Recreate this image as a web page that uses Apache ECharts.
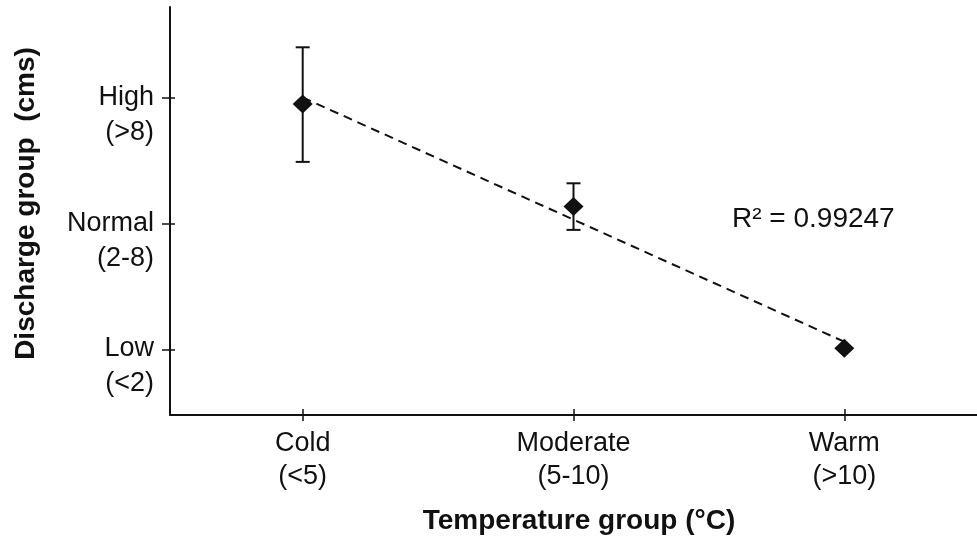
<!DOCTYPE html>
<html>
<head>
<meta charset="utf-8">
<script src="https://cdn.jsdelivr.net/npm/echarts@6/dist/echarts.min.js"></script>
<style>
html,body{margin:0;padding:0;background:#fff;}
#chart{width:977px;height:544px;}
</style>
</head>
<body>
<div id="chart"></div>
<script>
// ---- data ----
const tempLabels = ['Cold', 'Moderate', 'Warm'];
const tempRanges = ['(<5)', '(5-10)', '(>10)'];
const tempX = [1, 2, 3];
const dischargeLabels = ['Low', 'Normal', 'High'];
const dischargeRanges = ['(<2)', '(2-8)', '(>8)'];
const dischargeTicks = [1, 2, 3];
const dischargeMean = [2.95, 2.135, 1.01];
const errLow = [2.49, 1.95, null];
const errHigh = [3.40, 2.32, null];
const rSquaredText = 'R\u00b2 = 0.99247';

// least-squares trend line through the means
const n = tempX.length;
const mx = tempX.reduce((a, b) => a + b, 0) / n;
const my = dischargeMean.reduce((a, b) => a + b, 0) / n;
let sxy = 0, sxx = 0;
for (let i = 0; i < n; i++) { sxy += (tempX[i] - mx) * (dischargeMean[i] - my); sxx += (tempX[i] - mx) ** 2; }
const slope = sxy / sxx, icpt = my - slope * mx;
const trend = [tempX[0], tempX[n - 1]].map(x => [x, icpt + slope * x]);

const pointData = tempX.map((x, i) => [x, dischargeMean[i]]);
const errData = tempX.map((x, i) => [x, errLow[i], errHigh[i]]).filter(d => d[1] != null);

const FONT = "'Liberation Sans', Arial, Helvetica, sans-serif";
const INK = '#111';

const chart = echarts.init(document.getElementById('chart'));
const xBase = { type: 'value', min: 0.51, max: 3.49, splitLine: { show: false } };
const yBase = { type: 'value', min: 0.48, max: 3.72, splitLine: { show: false } };

chart.setOption({
  animation: false,
  backgroundColor: '#fff',
  grid: { left: 170, right: 0, top: 7, bottom: 129 },
  xAxis: [
    Object.assign({}, xBase, {
      position: 'bottom',
      axisLine: { lineStyle: { color: INK, width: 2 } },
      axisTick: { show: true, customValues: tempX, length: 6, inside: false, lineStyle: { color: INK, width: 1.5 } },
      axisLabel: {
        customValues: tempX, margin: 12, color: INK, fontFamily: FONT, fontSize: 27, lineHeight: 33,
        formatter: v => { const i = tempX.indexOf(v); return i < 0 ? '' : tempLabels[i] + '\n' + tempRanges[i]; }
      },
      name: 'Temperature group (\u00b0C)', nameLocation: 'middle', nameGap: 92,
      nameTextStyle: { color: INK, fontFamily: FONT, fontSize: 28, fontWeight: 'bold', padding: [0, 0, 0, 11] }
    }),
    Object.assign({}, xBase, {
      position: 'bottom', axisLine: { show: false }, axisLabel: { show: false },
      axisTick: { show: true, customValues: tempX, length: 6, inside: true, lineStyle: { color: INK, width: 1.5 } }
    })
  ],
  yAxis: [
    Object.assign({}, yBase, {
      position: 'left',
      axisLine: { lineStyle: { color: INK, width: 2 } },
      axisTick: { show: true, customValues: dischargeTicks, length: 8, inside: false, lineStyle: { color: INK, width: 1.5 } },
      axisLabel: {
        customValues: dischargeTicks, margin: 16, color: INK, align: 'right',
        formatter: v => {
          const i = dischargeTicks.indexOf(v);
          return i < 0 ? '' : '{s| }\n{a|' + dischargeLabels[i] + '}\n{a|' + dischargeRanges[i] + '}';
        },
        rich: {
          s: { fontFamily: FONT, fontSize: 10, lineHeight: 34, color: INK, align: 'right' },
          a: { fontFamily: FONT, fontSize: 27, lineHeight: 35, color: INK, align: 'right' }
        }
      },
      name: 'Discharge group  (cms)', nameLocation: 'middle', nameGap: 130,
      nameTextStyle: { color: INK, fontFamily: FONT, fontSize: 28, fontWeight: 'bold', padding: [0, 0, 0, 15] }
    }),
    Object.assign({}, yBase, {
      position: 'left', axisLine: { show: false }, axisLabel: { show: false },
      axisTick: { show: true, customValues: dischargeTicks, length: 5, inside: true, lineStyle: { color: INK, width: 1.5 } }
    })
  ],
  graphic: [{
    type: 'text', left: 732, top: 205,
    style: { text: rSquaredText, fill: INK, font: '28px ' + FONT }
  }],
  series: [
    {
      type: 'custom', xAxisIndex: 0, yAxisIndex: 0, data: errData, z: 3,
      renderItem: (params, api) => {
        const x = api.value(0);
        const pLo = api.coord([x, api.value(1)]);
        const pHi = api.coord([x, api.value(2)]);
        const w = 7, st = { stroke: INK, lineWidth: 2 };
        return {
          type: 'group', children: [
            { type: 'line', shape: { x1: pHi[0], y1: pHi[1], x2: pLo[0], y2: pLo[1] }, style: st },
            { type: 'line', shape: { x1: pHi[0] - w, y1: pHi[1], x2: pHi[0] + w, y2: pHi[1] }, style: st },
            { type: 'line', shape: { x1: pLo[0] - w, y1: pLo[1], x2: pLo[0] + w, y2: pLo[1] }, style: st }
          ]
        };
      }
    },
    {
      type: 'line', xAxisIndex: 0, yAxisIndex: 0, data: trend, symbol: 'none', z: 2,
      lineStyle: { color: INK, width: 2, type: [9, 6] }
    },
    {
      type: 'scatter', xAxisIndex: 0, yAxisIndex: 0, data: pointData, z: 4,
      symbol: 'diamond', symbolSize: [20, 19], itemStyle: { color: INK, opacity: 1 }
    }
  ]
});
</script>
</body>
</html>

What the task asks → Go through the listing above and write it out again exactly, dropping the pictures.

Full solution →
Recreate this image as a web page that uses Apache ECharts.
<!DOCTYPE html>
<html>
<head>
<meta charset="utf-8">
<script src="https://cdn.jsdelivr.net/npm/echarts@6/dist/echarts.min.js"></script>
<style>
html,body{margin:0;padding:0;background:#fff;}
#chart{width:977px;height:544px;}
</style>
</head>
<body>
<div id="chart"></div>
<script>
// ---- data ----
const tempLabels = ['Cold', 'Moderate', 'Warm'];
const tempRanges = ['(<5)', '(5-10)', '(>10)'];
const tempX = [1, 2, 3];
const dischargeLabels = ['Low', 'Normal', 'High'];
const dischargeRanges = ['(<2)', '(2-8)', '(>8)'];
const dischargeTicks = [1, 2, 3];
const dischargeMean = [2.95, 2.135, 1.01];
const errLow = [2.49, 1.95, null];
const errHigh = [3.40, 2.32, null];
const rSquaredText = 'R\u00b2 = 0.99247';

// least-squares trend line through the means
const n = tempX.length;
const mx = tempX.reduce((a, b) => a + b, 0) / n;
const my = dischargeMean.reduce((a, b) => a + b, 0) / n;
let sxy = 0, sxx = 0;
for (let i = 0; i < n; i++) { sxy += (tempX[i] - mx) * (dischargeMean[i] - my); sxx += (tempX[i] - mx) ** 2; }
const slope = sxy / sxx, icpt = my - slope * mx;
const trend = [tempX[0], tempX[n - 1]].map(x => [x, icpt + slope * x]);

const pointData = tempX.map((x, i) => [x, dischargeMean[i]]);
const errData = tempX.map((x, i) => [x, errLow[i], errHigh[i]]).filter(d => d[1] != null);

const FONT = "'Liberation Sans', Arial, Helvetica, sans-serif";
const INK = '#111';

const chart = echarts.init(document.getElementById('chart'));
const xBase = { type: 'value', min: 0.51, max: 3.49, splitLine: { show: false } };
const yBase = { type: 'value', min: 0.48, max: 3.72, splitLine: { show: false } };

chart.setOption({
  animation: false,
  backgroundColor: '#fff',
  grid: { left: 170, right: 0, top: 7, bottom: 129 },
  xAxis: [
    Object.assign({}, xBase, {
      position: 'bottom',
      axisLine: { lineStyle: { color: INK, width: 2 } },
      axisTick: { show: true, customValues: tempX, length: 6, inside: false, lineStyle: { color: INK, width: 1.5 } },
      axisLabel: {
        customValues: tempX, margin: 12, color: INK, fontFamily: FONT, fontSize: 27, lineHeight: 33,
        formatter: v => { const i = tempX.indexOf(v); return i < 0 ? '' : tempLabels[i] + '\n' + tempRanges[i]; }
      },
      name: 'Temperature group (\u00b0C)', nameLocation: 'middle', nameGap: 92,
      nameTextStyle: { color: INK, fontFamily: FONT, fontSize: 28, fontWeight: 'bold', padding: [0, 0, 0, 11] }
    }),
    Object.assign({}, xBase, {
      position: 'bottom', axisLine: { show: false }, axisLabel: { show: false },
      axisTick: { show: true, customValues: tempX, length: 6, inside: true, lineStyle: { color: INK, width: 1.5 } }
    })
  ],
  yAxis: [
    Object.assign({}, yBase, {
      position: 'left',
      axisLine: { lineStyle: { color: INK, width: 2 } },
      axisTick: { show: true, customValues: dischargeTicks, length: 8, inside: false, lineStyle: { color: INK, width: 1.5 } },
      axisLabel: {
        customValues: dischargeTicks, margin: 16, color: INK, align: 'right',
        formatter: v => {
          const i = dischargeTicks.indexOf(v);
          return i < 0 ? '' : '{s| }\n{a|' + dischargeLabels[i] + '}\n{a|' + dischargeRanges[i] + '}';
        },
        rich: {
          s: { fontFamily: FONT, fontSize: 10, lineHeight: 34, color: INK, align: 'right' },
          a: { fontFamily: FONT, fontSize: 27, lineHeight: 35, color: INK, align: 'right' }
        }
      },
      name: 'Discharge group  (cms)', nameLocation: 'middle', nameGap: 130,
      nameTextStyle: { color: INK, fontFamily: FONT, fontSize: 28, fontWeight: 'bold', padding: [0, 0, 0, 15] }
    }),
    Object.assign({}, yBase, {
      position: 'left', axisLine: { show: false }, axisLabel: { show: false },
      axisTick: { show: true, customValues: dischargeTicks, length: 5, inside: true, lineStyle: { color: INK, width: 1.5 } }
    })
  ],
  graphic: [{
    type: 'text', left: 732, top: 205,
    style: { text: rSquaredText, fill: INK, font: '28px ' + FONT }
  }],
  series: [
    {
      type: 'custom', xAxisIndex: 0, yAxisIndex: 0, data: errData, z: 3,
      renderItem: (params, api) => {
        const x = api.value(0);
        const pLo = api.coord([x, api.value(1)]);
        const pHi = api.coord([x, api.value(2)]);
        const w = 7, st = { stroke: INK, lineWidth: 2 };
        return {
          type: 'group', children: [
            { type: 'line', shape: { x1: pHi[0], y1: pHi[1], x2: pLo[0], y2: pLo[1] }, style: st },
            { type: 'line', shape: { x1: pHi[0] - w, y1: pHi[1], x2: pHi[0] + w, y2: pHi[1] }, style: st },
            { type: 'line', shape: { x1: pLo[0] - w, y1: pLo[1], x2: pLo[0] + w, y2: pLo[1] }, style: st }
          ]
        };
      }
    },
    {
      type: 'line', xAxisIndex: 0, yAxisIndex: 0, data: trend, symbol: 'none', z: 2,
      lineStyle: { color: INK, width: 2, type: [9, 6] }
    },
    {
      type: 'scatter', xAxisIndex: 0, yAxisIndex: 0, data: pointData, z: 4,
      symbol: 'diamond', symbolSize: [20, 19], itemStyle: { color: INK, opacity: 1 }
    }
  ]
});
</script>
</body>
</html>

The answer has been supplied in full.